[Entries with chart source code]
## Begin

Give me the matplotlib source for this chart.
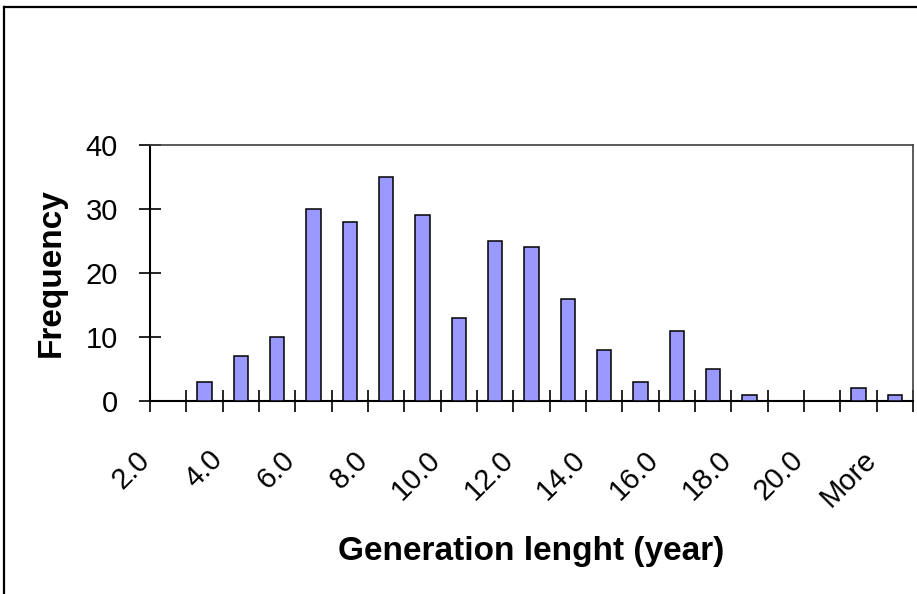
import numpy as np
import matplotlib
matplotlib.use('Agg')
import matplotlib.pyplot as plt
from matplotlib.lines import Line2D
import matplotlib.transforms as mtransforms

plt.rcParams['font.family'] = ['Liberation Sans', 'DejaVu Sans']

# Histogram bins (Excel style) and counts
bins = ['2.0', '3.0', '4.0', '5.0', '6.0', '7.0', '8.0', '9.0', '10.0', '11.0',
        '12.0', '13.0', '14.0', '15.0', '16.0', '17.0', '18.0', '19.0', '20.0',
        '21.0', 'More']
counts = [0, 3, 7, 10, 30, 28, 35, 29, 13, 25, 24, 16, 8, 3, 11, 5, 1, 0, 0, 2, 1]
yticks = [0, 10, 20, 30, 40]

fig = plt.figure(figsize=(9.17, 5.94), dpi=100)
ax = fig.add_axes([150/917, 1 - 401/594, 763/917, 256/594])

x = np.arange(len(bins))
ax.bar(x, counts, width=0.4, color='#9999FF', edgecolor='black', linewidth=1.1, zorder=3)

ax.set_xlim(-0.5, len(bins) - 0.5)
ax.set_ylim(0, 40)

# tick marks between categories, labels on every other category
ax.set_xticks(np.arange(len(bins) + 1) - 0.5)
ax.set_xticklabels([])
ax.set_xticks(x[::2], minor=True)
ax.set_xticklabels(bins[::2], minor=True, rotation=45, ha='right', va='top', fontsize=21)
ax.tick_params(axis='x', which='major', direction='inout', length=16, width=1.2, color='black')
ax.tick_params(axis='x', which='minor', length=0, pad=32)
offset = mtransforms.ScaledTranslation(-13/100, 0, fig.dpi_scale_trans)
for lbl in ax.get_xticklabels(minor=True):
    lbl.set_transform(lbl.get_transform() + offset)

ax.set_yticks(yticks)
ax.set_yticklabels([str(v) for v in yticks], fontsize=21)
ax.tick_params(axis='y', direction='inout', length=16, width=1.2, pad=15, color='black')

for side in ['left', 'bottom']:
    ax.spines[side].set_color('black')
    ax.spines[side].set_linewidth(1.5)
for side in ['top', 'right']:
    ax.spines[side].set_color('#404040')
    ax.spines[side].set_linewidth(1.2)

ax.set_ylabel('Frequency', fontsize=24, fontweight='bold')
ax.yaxis.set_label_coords(-0.109, 0.5)
ax.set_xlabel('Generation lenght (year)', fontsize=24, fontweight='bold')
ax.xaxis.set_label_coords(0.5, -0.527)

# outer chart border (top and left only visible in the crop)
fig.add_artist(Line2D([3.5/917, 1], [1 - 7/594, 1 - 7/594], color='black', linewidth=1.6))
fig.add_artist(Line2D([3.5/917, 3.5/917], [0, 1 - 7/594], color='black', linewidth=1.6))

fig.savefig('out.png', dpi=100)
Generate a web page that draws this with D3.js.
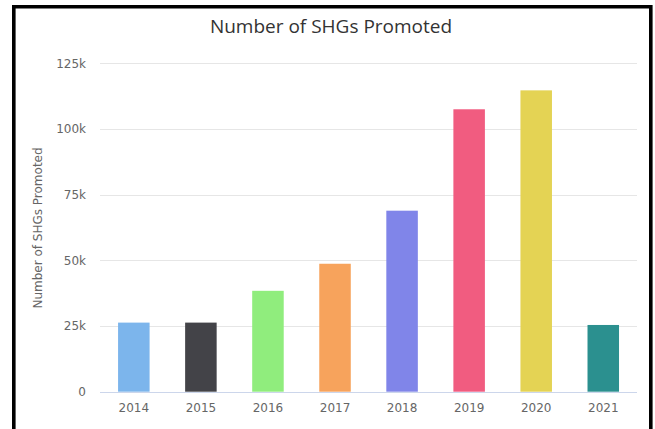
<!DOCTYPE html>
<html><head><meta charset="utf-8">
<script src="https://cdn.jsdelivr.net/npm/d3@7"></script>
<style>html,body{margin:0;padding:0;background:#fff;}svg{display:block;}</style>
</head><body>
<script>
const categories = ["2014","2015","2016","2017","2018","2019","2020","2021"];
const values = [26300, 26300, 38400, 48700, 68900, 107500, 114700, 25400];
const colors = ["#7cb5ec","#434348","#90ed7d","#f7a35c","#8085e9","#f15c80","#e4d354","#2b908f"];
const yTicks = [0, 25000, 50000, 75000, 100000, 125000];
const yTickLabels = ["0","25k","50k","75k","100k","125k"];

const W = 655, H = 429;
const FONT = "DejaVu Sans, Verdana, sans-serif";
const svg = d3.select("body").append("svg").attr("width", W).attr("height", H);
svg.append("rect").attr("width", W).attr("height", H).attr("fill", "#fff");

const x = d3.scaleBand().domain(categories).range([100.3, 636.8]).paddingInner(0.53).paddingOuter(0.265);
const y = d3.scaleLinear().domain([0, 125000]).range([391.7, 63.3]);

// gridlines
svg.append("g").selectAll("line").data(yTicks.slice(1)).join("line")
  .attr("x1", 100).attr("x2", 637)
  .attr("y1", d => Math.round(y(d)) + 0.5).attr("y2", d => Math.round(y(d)) + 0.5)
  .attr("stroke", "#e6e6e6").attr("stroke-width", 1);

// y axis labels
const yAxis = d3.axisLeft(y).tickValues(yTicks).tickSize(0).tickPadding(0)
  .tickFormat((d, i) => yTickLabels[i]);
const gy = svg.append("g").attr("transform", "translate(86,0)").call(yAxis);
gy.select(".domain").remove();
gy.selectAll("text").attr("font-family", FONT).attr("font-size", 12).attr("fill", "#666");

// bars
svg.append("g").selectAll("rect").data(values).join("rect")
  .attr("x", (d, i) => x(categories[i]))
  .attr("width", x.bandwidth())
  .attr("y", d => y(d))
  .attr("height", d => y(0) - y(d))
  .attr("fill", (d, i) => colors[i]);

// x axis
const xAxis = d3.axisBottom(x).tickSize(0).tickPadding(11);
const gx = svg.append("g").attr("transform", `translate(0,${Math.round(y(0)) + 0.5})`).call(xAxis);
gx.select(".domain").attr("stroke", "#ccd6eb").attr("d", "M100,0H637");
gx.selectAll("text").attr("font-family", FONT).attr("font-size", 12).attr("fill", "#666");

// title
svg.append("text").attr("x", 331).attr("y", 33).attr("text-anchor", "middle")
  .attr("font-family", "Open Sans, sans-serif").attr("font-size", 19).attr("fill", "#333")
  .text("Number of SHGs Promoted");

// y axis title
svg.append("text").attr("transform", "translate(42,228) rotate(-90)").attr("text-anchor", "middle")
  .attr("font-family", FONT).attr("font-size", 12).attr("fill", "#666")
  .text("Number of SHGs Promoted");

// frame
svg.append("path").attr("d", "M13.8,440V6.8H650.8V440").attr("fill", "none")
  .attr("stroke", "#000").attr("stroke-width", 3.6);
</script>
</body></html>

## End

**TASK DETAILS**
Write out every line of the entries that holds the word "this".

**CORRECT RESULT**
Give me the matplotlib source for this chart.
Generate a web page that draws this with D3.js.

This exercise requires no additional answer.